**Exercise**
Please, without the pictures, retype exactly the lines from the start of the material through the line that holds "82.0, 92.0, 102.0]".

···

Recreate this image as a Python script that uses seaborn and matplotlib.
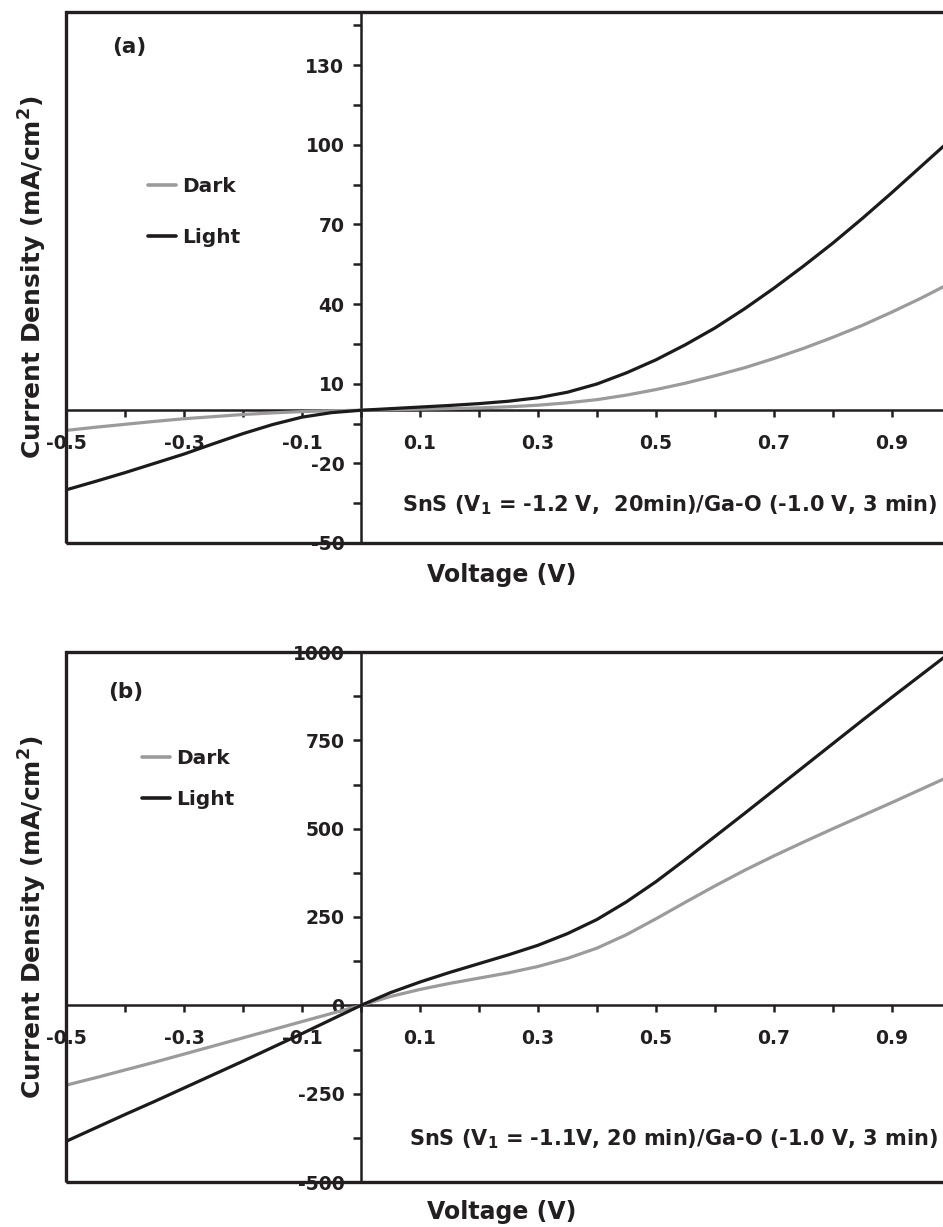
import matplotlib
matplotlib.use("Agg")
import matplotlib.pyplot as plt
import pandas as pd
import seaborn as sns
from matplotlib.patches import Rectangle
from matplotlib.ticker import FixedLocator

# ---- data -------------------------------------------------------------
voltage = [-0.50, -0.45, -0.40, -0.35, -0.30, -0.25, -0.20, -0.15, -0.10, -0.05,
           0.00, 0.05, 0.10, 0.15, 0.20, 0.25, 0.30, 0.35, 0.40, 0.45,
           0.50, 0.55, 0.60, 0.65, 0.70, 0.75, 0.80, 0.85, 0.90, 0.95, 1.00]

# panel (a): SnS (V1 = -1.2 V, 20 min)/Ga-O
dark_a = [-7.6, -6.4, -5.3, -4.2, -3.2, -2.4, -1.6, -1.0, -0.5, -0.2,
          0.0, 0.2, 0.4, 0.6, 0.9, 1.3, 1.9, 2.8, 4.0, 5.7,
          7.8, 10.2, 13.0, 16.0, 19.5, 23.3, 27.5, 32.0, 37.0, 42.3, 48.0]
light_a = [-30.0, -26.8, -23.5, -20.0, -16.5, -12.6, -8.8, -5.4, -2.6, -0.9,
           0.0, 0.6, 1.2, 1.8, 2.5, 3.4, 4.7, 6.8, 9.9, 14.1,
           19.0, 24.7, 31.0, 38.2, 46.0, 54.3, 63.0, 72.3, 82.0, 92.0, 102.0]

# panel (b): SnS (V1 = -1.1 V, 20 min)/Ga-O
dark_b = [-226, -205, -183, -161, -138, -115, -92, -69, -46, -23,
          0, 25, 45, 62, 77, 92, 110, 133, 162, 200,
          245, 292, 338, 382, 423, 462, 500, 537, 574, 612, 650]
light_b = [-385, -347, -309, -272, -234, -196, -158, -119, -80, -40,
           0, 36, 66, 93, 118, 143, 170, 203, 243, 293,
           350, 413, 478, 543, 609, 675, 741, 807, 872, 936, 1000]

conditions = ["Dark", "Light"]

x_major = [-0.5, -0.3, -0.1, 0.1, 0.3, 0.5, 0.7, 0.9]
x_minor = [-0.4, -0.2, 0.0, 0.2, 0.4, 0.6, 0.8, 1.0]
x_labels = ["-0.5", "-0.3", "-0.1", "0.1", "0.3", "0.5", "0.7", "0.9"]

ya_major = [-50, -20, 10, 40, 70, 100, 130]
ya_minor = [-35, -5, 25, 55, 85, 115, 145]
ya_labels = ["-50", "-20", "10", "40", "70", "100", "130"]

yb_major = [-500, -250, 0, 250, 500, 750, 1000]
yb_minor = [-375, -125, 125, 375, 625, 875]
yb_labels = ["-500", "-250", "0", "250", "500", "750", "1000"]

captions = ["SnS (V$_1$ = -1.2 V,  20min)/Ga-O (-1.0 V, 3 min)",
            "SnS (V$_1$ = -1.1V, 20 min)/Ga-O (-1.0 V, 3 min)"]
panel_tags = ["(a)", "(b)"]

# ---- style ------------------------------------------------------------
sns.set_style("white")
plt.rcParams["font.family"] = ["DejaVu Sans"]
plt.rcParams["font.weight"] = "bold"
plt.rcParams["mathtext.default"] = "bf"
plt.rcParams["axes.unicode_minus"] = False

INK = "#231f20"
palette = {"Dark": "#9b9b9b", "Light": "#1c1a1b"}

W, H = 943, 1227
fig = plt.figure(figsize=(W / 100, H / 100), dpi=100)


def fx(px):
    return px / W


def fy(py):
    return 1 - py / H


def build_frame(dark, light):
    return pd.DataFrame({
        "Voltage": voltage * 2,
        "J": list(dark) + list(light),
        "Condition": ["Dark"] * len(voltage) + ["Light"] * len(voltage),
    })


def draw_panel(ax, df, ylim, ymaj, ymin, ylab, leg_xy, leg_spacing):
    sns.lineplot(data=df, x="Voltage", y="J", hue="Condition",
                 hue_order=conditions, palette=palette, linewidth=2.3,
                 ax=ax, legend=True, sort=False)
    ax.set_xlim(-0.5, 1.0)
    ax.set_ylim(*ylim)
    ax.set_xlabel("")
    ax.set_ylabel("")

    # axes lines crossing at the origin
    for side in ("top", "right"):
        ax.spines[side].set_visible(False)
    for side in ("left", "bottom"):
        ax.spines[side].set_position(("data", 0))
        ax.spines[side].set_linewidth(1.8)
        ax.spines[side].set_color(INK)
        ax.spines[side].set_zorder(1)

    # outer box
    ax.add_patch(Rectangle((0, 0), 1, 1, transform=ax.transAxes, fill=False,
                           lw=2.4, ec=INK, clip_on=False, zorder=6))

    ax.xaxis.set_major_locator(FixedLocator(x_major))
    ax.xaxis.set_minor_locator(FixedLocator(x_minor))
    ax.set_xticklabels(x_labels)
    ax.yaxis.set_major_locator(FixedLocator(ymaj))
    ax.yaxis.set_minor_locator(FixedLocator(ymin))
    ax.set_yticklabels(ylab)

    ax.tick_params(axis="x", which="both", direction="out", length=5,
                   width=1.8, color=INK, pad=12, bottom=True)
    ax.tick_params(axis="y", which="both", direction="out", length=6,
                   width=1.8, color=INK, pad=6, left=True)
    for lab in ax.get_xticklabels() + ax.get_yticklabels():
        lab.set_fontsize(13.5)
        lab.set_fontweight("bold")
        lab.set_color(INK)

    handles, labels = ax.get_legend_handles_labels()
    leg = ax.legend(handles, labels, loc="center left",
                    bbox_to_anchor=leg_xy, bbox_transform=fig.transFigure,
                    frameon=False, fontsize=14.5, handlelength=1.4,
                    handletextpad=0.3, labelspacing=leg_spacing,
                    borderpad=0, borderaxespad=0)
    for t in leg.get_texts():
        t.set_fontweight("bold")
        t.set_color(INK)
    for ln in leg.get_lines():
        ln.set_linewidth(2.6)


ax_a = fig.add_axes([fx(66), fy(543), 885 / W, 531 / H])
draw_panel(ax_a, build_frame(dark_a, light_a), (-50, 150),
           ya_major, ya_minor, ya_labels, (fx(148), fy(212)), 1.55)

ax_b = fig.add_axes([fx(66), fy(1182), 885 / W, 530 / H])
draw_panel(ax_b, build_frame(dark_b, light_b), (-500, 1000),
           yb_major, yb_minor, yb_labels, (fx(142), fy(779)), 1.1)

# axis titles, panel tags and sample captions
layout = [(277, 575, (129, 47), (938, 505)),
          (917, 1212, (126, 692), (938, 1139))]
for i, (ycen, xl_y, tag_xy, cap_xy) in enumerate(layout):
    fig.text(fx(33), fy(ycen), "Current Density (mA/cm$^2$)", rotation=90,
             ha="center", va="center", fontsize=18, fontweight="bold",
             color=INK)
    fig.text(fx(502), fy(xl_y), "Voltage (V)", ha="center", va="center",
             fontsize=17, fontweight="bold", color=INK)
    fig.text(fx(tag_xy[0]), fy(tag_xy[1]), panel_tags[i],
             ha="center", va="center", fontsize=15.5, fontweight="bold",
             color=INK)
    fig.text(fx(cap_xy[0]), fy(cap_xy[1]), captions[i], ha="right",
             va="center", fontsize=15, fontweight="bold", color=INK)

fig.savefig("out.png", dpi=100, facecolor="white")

···

**Response to this exercise**
Recreate this image as a Python script that uses seaborn and matplotlib.
import matplotlib
matplotlib.use("Agg")
import matplotlib.pyplot as plt
import pandas as pd
import seaborn as sns
from matplotlib.patches import Rectangle
from matplotlib.ticker import FixedLocator

# ---- data -------------------------------------------------------------
voltage = [-0.50, -0.45, -0.40, -0.35, -0.30, -0.25, -0.20, -0.15, -0.10, -0.05,
           0.00, 0.05, 0.10, 0.15, 0.20, 0.25, 0.30, 0.35, 0.40, 0.45,
           0.50, 0.55, 0.60, 0.65, 0.70, 0.75, 0.80, 0.85, 0.90, 0.95, 1.00]

# panel (a): SnS (V1 = -1.2 V, 20 min)/Ga-O
dark_a = [-7.6, -6.4, -5.3, -4.2, -3.2, -2.4, -1.6, -1.0, -0.5, -0.2,
          0.0, 0.2, 0.4, 0.6, 0.9, 1.3, 1.9, 2.8, 4.0, 5.7,
          7.8, 10.2, 13.0, 16.0, 19.5, 23.3, 27.5, 32.0, 37.0, 42.3, 48.0]
light_a = [-30.0, -26.8, -23.5, -20.0, -16.5, -12.6, -8.8, -5.4, -2.6, -0.9,
           0.0, 0.6, 1.2, 1.8, 2.5, 3.4, 4.7, 6.8, 9.9, 14.1,
           19.0, 24.7, 31.0, 38.2, 46.0, 54.3, 63.0, 72.3, 82.0, 92.0, 102.0]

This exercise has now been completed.